Take the lines from the head of the listing through the one bearing "from bokeh.resources import INLINE" and copy them exactly, leaving every picture out.

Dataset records
#####
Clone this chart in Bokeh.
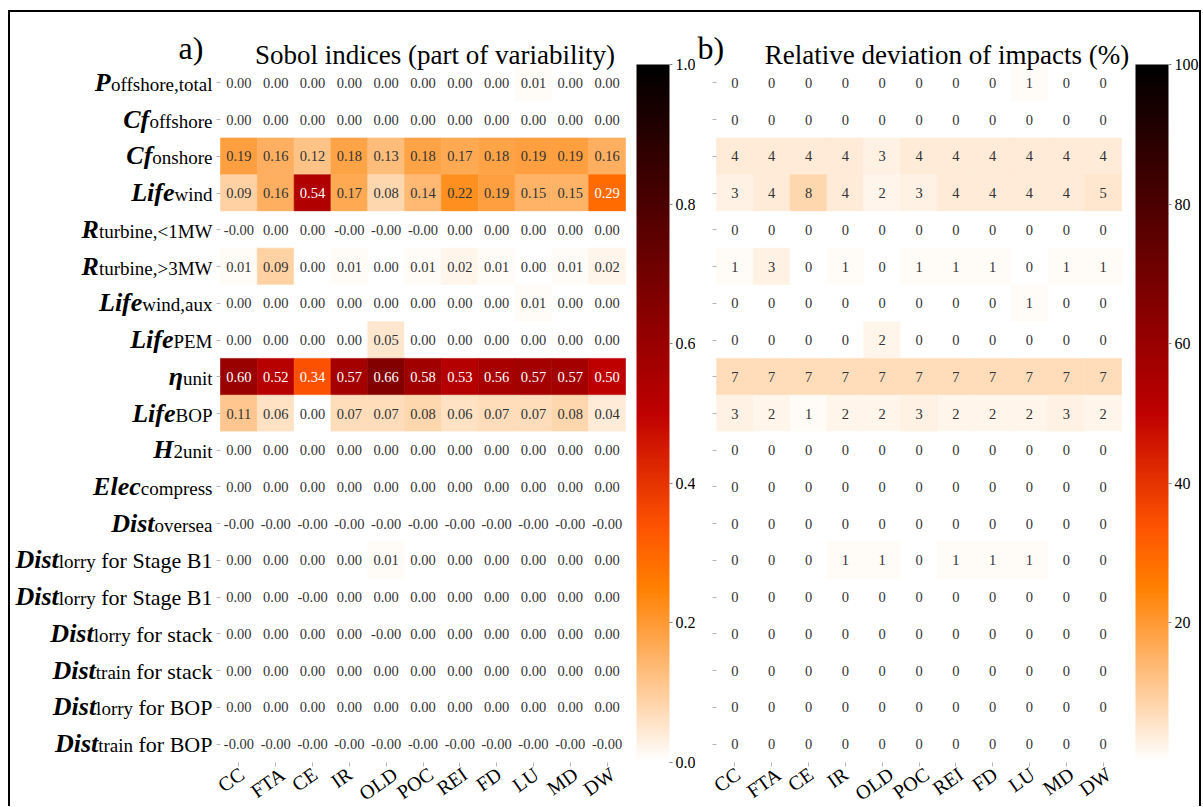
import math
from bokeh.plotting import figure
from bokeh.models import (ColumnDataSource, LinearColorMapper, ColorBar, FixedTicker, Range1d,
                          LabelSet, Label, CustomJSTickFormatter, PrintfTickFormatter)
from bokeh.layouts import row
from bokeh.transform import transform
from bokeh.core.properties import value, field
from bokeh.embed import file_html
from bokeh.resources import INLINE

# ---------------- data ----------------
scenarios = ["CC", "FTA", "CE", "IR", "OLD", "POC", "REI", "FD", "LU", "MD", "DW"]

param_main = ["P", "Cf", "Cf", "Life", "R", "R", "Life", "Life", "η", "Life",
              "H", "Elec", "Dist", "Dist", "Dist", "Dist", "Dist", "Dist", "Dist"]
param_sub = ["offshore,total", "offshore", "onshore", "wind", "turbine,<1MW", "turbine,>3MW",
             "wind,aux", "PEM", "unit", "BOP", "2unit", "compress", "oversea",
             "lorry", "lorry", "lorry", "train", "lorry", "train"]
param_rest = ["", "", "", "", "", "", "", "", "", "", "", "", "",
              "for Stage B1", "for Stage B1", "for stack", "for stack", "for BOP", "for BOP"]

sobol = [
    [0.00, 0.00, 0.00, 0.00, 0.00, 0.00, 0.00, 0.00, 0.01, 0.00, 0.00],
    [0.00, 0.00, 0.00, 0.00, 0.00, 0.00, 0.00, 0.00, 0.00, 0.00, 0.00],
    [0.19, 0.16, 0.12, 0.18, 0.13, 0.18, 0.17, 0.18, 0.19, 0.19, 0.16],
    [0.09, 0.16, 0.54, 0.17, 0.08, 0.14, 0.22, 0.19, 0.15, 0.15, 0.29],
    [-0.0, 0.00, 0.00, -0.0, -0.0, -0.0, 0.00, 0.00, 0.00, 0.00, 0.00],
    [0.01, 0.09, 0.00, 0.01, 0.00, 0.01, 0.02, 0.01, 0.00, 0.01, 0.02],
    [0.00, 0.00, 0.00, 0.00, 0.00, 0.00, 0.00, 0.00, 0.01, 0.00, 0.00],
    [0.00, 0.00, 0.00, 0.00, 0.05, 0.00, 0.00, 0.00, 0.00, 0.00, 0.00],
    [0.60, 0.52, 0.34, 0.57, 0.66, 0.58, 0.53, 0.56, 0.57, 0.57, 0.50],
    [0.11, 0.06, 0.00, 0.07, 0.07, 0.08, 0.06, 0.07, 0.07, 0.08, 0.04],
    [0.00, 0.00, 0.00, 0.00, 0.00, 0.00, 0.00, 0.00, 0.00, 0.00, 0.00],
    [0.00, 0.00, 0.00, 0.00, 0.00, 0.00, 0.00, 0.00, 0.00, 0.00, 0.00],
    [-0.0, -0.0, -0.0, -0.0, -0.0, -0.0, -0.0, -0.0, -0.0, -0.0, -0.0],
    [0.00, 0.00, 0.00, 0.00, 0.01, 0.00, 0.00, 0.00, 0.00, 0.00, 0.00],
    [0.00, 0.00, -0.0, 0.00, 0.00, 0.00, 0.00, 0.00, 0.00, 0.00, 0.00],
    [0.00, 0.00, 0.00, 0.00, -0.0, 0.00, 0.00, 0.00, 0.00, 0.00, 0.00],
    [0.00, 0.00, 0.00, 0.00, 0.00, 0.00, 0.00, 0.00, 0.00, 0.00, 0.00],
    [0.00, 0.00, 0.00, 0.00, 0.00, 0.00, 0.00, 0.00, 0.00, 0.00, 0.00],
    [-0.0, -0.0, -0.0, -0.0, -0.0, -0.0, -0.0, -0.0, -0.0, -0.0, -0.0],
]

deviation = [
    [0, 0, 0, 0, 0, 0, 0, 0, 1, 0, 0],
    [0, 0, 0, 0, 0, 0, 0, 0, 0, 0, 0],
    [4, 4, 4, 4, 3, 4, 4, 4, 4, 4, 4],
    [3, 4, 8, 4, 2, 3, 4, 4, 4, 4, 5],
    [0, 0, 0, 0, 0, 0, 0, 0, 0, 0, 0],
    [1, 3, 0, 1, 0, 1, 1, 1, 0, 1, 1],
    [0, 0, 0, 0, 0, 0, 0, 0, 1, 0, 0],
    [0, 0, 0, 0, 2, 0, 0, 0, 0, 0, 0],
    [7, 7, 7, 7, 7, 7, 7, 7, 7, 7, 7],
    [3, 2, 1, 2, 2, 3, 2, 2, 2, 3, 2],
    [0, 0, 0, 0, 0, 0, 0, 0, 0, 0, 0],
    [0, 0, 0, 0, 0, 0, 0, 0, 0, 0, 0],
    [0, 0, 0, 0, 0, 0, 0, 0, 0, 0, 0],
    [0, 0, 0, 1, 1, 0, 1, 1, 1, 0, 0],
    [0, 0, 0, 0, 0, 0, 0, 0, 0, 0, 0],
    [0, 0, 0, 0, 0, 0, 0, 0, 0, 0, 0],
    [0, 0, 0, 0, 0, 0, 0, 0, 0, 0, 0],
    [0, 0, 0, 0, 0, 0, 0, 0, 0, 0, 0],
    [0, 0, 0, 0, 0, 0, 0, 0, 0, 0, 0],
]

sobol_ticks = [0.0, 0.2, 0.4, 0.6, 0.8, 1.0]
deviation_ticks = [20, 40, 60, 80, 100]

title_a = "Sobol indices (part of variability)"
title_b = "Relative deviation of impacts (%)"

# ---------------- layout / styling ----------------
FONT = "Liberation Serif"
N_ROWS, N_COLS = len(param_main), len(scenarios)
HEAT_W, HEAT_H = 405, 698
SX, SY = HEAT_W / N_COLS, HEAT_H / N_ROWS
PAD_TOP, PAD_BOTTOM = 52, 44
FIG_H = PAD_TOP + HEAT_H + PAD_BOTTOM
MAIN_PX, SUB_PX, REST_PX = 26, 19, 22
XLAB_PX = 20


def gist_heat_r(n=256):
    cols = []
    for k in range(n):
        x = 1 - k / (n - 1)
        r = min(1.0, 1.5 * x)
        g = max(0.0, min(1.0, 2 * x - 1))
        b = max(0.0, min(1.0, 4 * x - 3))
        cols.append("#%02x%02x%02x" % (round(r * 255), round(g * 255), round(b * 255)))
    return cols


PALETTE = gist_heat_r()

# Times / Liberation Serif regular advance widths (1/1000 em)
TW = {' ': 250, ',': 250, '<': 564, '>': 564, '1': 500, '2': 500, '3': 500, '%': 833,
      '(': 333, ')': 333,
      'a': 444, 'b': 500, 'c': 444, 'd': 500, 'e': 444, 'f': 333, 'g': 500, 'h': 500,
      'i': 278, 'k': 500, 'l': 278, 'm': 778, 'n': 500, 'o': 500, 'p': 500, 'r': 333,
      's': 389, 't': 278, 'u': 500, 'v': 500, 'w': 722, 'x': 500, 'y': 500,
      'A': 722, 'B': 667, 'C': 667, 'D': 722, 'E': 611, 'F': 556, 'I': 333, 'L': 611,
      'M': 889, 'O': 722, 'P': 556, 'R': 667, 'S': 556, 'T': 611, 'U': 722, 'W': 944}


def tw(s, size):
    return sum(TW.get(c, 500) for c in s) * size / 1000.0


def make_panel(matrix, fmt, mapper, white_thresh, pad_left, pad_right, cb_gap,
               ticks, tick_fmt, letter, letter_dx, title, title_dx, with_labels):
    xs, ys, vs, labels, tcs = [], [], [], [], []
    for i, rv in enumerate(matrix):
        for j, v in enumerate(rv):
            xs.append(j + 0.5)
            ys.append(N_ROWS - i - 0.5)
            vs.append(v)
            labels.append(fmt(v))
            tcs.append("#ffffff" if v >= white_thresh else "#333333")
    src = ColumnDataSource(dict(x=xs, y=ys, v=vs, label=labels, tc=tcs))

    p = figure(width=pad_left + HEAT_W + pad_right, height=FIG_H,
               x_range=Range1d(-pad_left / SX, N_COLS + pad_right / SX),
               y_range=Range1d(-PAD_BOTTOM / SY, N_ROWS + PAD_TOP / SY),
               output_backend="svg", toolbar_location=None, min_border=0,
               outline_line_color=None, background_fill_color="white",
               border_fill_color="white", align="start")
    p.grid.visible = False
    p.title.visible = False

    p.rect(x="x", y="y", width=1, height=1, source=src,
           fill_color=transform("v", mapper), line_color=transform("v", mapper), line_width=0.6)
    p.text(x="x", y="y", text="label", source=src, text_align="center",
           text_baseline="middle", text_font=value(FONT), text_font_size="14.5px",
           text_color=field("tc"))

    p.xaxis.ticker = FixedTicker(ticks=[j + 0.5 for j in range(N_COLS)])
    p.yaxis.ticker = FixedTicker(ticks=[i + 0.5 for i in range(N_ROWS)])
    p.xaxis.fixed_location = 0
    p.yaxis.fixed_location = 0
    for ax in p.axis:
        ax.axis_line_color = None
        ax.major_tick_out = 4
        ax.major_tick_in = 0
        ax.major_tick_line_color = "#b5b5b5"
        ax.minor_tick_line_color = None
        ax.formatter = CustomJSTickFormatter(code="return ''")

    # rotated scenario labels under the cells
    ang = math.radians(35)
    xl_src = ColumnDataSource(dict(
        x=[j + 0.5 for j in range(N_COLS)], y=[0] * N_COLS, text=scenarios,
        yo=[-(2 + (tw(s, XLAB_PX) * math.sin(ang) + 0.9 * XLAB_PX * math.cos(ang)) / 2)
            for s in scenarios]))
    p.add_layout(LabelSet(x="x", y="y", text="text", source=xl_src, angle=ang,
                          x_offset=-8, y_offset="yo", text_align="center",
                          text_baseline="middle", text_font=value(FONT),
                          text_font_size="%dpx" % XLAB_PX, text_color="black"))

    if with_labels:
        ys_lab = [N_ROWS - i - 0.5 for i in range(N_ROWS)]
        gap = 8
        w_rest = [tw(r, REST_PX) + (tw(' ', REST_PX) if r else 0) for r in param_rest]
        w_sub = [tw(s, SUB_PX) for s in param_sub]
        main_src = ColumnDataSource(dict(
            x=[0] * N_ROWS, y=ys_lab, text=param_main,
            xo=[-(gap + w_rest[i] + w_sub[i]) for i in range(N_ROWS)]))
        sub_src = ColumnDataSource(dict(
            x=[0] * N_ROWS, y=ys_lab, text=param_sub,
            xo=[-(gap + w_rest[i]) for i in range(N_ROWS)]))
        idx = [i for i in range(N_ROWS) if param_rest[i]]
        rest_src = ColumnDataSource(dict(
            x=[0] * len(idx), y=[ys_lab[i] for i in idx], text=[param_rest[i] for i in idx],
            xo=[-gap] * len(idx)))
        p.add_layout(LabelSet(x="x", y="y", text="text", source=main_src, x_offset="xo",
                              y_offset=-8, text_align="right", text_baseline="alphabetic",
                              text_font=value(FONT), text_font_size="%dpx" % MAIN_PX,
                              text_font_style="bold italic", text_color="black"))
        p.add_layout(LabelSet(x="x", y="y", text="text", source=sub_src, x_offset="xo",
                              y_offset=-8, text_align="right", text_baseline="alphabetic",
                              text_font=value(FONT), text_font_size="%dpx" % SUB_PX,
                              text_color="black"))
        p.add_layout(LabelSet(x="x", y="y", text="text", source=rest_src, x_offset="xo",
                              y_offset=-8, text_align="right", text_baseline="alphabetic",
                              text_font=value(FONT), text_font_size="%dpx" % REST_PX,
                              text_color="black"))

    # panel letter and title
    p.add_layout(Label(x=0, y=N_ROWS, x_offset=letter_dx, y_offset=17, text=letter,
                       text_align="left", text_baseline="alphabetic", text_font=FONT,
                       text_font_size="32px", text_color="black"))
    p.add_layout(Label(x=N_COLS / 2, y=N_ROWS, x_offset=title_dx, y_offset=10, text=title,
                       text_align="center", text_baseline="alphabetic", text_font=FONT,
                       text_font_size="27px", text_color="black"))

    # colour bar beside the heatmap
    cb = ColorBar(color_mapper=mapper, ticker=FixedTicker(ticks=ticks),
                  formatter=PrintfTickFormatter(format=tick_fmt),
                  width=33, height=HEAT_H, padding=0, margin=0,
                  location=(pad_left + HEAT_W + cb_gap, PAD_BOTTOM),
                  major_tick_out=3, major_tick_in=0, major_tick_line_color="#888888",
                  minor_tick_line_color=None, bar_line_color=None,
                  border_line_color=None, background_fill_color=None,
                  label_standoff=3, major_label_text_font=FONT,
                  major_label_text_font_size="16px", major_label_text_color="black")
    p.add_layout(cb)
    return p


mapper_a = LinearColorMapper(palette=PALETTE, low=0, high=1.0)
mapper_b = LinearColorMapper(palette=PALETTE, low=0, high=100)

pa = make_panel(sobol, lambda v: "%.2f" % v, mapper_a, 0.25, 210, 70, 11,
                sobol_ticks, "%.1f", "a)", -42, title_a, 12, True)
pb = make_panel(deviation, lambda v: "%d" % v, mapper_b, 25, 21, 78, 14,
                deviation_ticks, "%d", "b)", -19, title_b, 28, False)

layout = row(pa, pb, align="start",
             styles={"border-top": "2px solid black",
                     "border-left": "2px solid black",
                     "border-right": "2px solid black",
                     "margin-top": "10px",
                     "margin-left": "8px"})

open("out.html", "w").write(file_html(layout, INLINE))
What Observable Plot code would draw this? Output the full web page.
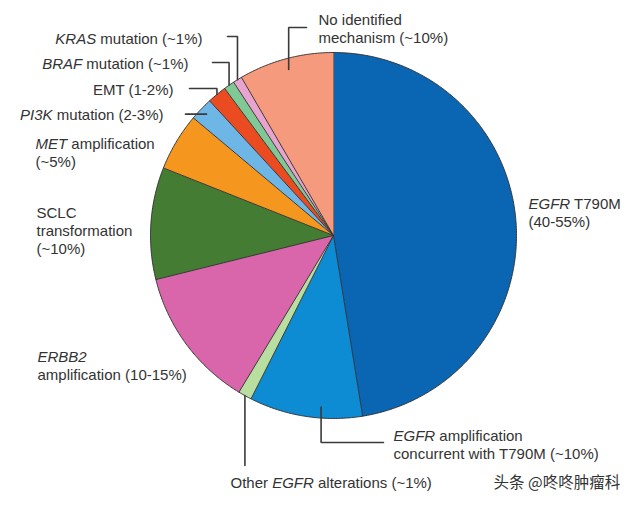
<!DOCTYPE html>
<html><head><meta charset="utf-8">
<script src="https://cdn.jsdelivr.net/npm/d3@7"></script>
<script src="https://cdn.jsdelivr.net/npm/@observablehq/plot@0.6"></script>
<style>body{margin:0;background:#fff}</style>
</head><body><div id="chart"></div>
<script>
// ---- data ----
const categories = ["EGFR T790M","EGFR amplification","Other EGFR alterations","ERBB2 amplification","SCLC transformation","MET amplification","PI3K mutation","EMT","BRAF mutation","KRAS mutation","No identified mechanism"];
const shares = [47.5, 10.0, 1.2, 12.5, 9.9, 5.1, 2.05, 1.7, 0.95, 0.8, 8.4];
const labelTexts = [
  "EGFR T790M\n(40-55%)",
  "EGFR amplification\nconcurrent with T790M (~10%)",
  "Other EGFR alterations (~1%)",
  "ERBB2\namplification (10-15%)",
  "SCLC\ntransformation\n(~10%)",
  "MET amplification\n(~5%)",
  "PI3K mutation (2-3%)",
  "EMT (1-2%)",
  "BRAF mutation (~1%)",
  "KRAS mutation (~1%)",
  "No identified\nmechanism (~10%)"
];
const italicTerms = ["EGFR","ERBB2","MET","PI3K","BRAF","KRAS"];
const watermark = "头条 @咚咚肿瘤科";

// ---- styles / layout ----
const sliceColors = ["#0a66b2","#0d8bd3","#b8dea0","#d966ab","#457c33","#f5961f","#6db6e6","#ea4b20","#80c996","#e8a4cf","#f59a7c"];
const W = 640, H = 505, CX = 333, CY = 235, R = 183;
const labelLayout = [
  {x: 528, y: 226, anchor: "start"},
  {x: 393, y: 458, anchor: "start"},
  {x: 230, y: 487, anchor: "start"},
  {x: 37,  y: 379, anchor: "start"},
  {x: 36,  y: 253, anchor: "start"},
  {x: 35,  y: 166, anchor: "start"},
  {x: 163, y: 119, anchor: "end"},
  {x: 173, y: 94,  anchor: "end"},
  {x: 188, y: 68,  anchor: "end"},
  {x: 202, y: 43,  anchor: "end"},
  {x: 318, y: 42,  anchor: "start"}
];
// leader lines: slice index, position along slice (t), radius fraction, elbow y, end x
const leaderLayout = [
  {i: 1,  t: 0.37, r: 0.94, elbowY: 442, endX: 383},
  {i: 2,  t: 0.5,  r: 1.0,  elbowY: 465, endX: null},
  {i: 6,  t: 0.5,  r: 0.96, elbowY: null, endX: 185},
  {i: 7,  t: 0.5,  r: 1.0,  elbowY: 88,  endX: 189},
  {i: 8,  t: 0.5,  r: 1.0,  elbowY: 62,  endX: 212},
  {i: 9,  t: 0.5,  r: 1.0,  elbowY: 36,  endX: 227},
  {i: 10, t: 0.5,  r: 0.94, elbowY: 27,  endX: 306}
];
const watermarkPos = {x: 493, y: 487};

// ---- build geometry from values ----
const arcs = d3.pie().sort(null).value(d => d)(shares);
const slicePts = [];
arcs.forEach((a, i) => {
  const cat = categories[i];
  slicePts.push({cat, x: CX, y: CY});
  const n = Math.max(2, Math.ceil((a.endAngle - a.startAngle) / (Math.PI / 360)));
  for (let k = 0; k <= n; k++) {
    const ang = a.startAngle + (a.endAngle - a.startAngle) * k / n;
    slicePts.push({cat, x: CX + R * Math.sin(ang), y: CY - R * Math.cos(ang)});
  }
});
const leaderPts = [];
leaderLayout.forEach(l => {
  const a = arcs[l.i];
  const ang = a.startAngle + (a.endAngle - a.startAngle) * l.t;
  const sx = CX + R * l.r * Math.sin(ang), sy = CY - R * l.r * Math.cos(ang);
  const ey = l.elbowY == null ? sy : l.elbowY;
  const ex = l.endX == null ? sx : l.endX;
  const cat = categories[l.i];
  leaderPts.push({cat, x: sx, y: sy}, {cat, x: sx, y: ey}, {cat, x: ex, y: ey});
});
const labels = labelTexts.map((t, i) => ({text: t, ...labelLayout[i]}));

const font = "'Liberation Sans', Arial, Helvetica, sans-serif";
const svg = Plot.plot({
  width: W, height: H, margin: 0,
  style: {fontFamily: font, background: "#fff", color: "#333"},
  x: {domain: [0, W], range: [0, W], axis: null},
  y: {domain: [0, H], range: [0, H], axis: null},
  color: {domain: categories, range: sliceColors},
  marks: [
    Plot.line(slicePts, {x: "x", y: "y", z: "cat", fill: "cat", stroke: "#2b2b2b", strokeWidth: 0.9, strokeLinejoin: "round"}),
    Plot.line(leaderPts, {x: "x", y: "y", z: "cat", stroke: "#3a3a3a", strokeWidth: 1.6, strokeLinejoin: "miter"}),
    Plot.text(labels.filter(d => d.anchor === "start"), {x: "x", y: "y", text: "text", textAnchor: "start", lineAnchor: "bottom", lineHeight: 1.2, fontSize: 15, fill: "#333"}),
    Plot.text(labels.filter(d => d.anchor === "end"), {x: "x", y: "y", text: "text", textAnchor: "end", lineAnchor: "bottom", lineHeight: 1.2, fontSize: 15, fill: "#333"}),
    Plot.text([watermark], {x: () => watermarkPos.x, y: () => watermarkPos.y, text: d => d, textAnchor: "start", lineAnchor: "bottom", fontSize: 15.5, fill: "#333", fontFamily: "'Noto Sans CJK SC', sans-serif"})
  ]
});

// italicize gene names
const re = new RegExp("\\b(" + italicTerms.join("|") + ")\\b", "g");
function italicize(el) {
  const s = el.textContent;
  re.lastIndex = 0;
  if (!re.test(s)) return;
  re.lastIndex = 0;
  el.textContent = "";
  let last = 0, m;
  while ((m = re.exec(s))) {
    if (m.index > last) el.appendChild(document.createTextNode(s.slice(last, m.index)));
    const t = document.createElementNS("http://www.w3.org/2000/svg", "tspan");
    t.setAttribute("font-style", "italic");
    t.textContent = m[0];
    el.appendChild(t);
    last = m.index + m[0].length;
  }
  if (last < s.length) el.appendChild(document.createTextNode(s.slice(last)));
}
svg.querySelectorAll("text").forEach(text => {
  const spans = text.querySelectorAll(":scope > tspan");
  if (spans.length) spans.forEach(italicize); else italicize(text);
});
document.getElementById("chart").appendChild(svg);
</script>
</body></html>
#####
**Full solution**
Clone this chart in Bokeh.
import math
from bokeh.plotting import figure
from bokeh.models import (ColumnDataSource, LinearColorMapper, ColorBar, FixedTicker, Range1d,
                          LabelSet, Label, CustomJSTickFormatter, PrintfTickFormatter)
from bokeh.layouts import row
from bokeh.transform import transform
from bokeh.core.properties import value, field
from bokeh.embed import file_html
from bokeh.resources import INLINE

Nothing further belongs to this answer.